Cuts and privatisation in the NHS are weakening the health system. In strong protest against measures taken by the government, a march will take place on the 4th of March in London.
Juanjo Andrés Cuervo
Founded in 1948 by Aneurin Bevan, the NHS was put in place to provide a health service which could be accessed by everyone and was to be financed by taxes.
For the first time, different health care professionals including doctors, nurses, pharmacists and dentists were brought together under this organisation which has been around for nearly 70 years.
But at the moment, this iconic symbol which helped rebuild the country after the Second World War is being ruined because of the many cuts the Conservative government is bringing in.
All of this is having an impact on hospitals, GPs, mental healthcare, ambulances and other public services.

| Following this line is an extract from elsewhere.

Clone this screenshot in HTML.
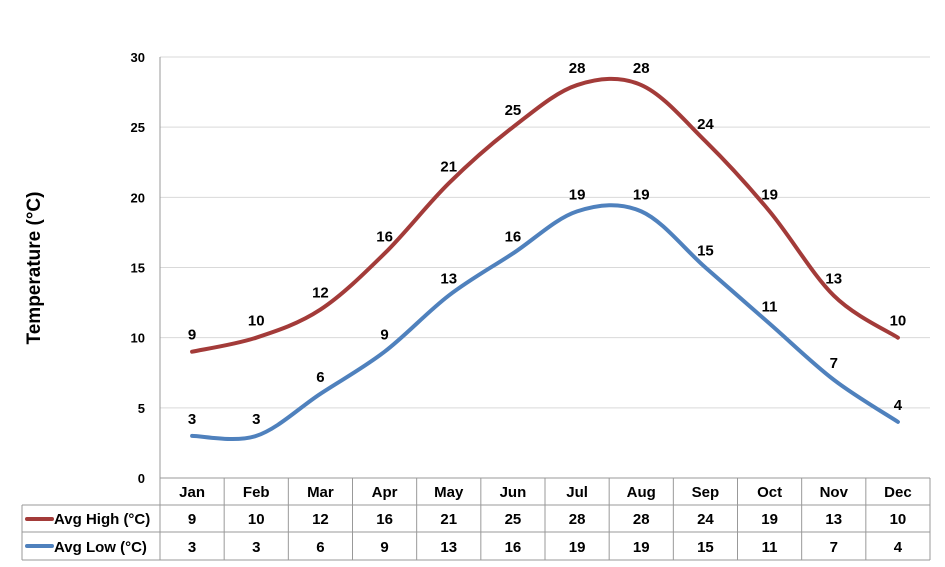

Now private businesses are making more profits at the expense of the NHS whose workers have seen their salaries fall by 14% since 2010. In addition, the Sustainability and Transformation Plan which the government introduced at the end of 2015 will see many hospitals closing across the country.
For instance, by the end of this process it is estimated that there will be a reduction of between 40 and 70 of the 140 hospitals which provided emergency care in 2013 in England.

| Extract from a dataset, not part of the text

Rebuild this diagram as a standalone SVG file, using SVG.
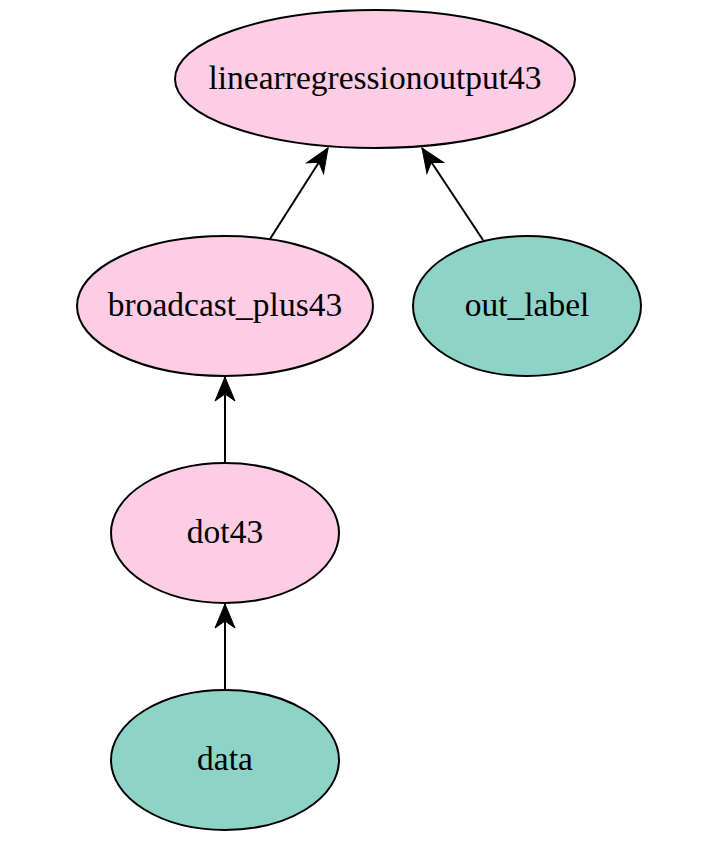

One of the new steps will see technology brought in to replace ‘human contact’ in hospitals and at the same time patients will be brought to community health centres.
But the dilemma is that the funding for these places is also being cut.
Moreover, under the new scheme patients will use a method for paying for these services themselves by way of coupons and personal health budgets.
Consequently, the number of employees in medical centres will fall.
In addition, the managers of the Sustainability and Transformation Plan will insist that in order to maintain the NHS people will have to pay extra for medical consultations; and waiting times will be longer.
Though the plan was introduced in 2015, it was planned two years before being published. The Tories decided to delay its launch due to fears that they might lose votes :it was ‘politically sensitive’ and the elections were looming on the horizon.
Beforehand, the Minister for Health, Jeremy Hunt, had asserted that the project would be carried out over ‘a ten year programme.’
This has all caused discontent among the British people and has been described as ‘a humanitarian crisis’ by the British Red Cross.
For this reason, the ‘It’s Our NHS’ march, organised by ‘Health Campaigns Together’ and ‘The People’s Assembly’ will bring together various groups in the capital and various activists in the region with the aim of expressing their dissatisfaction with the government concerning the cuts suffered by the NHS in recent years. Together they will march on Parliament to protest and try to avert the end of the NHS, a sacred part of the UK.
Date and time: the 4th of March, 12.00pm; Address : Tavistock Square, London WC1.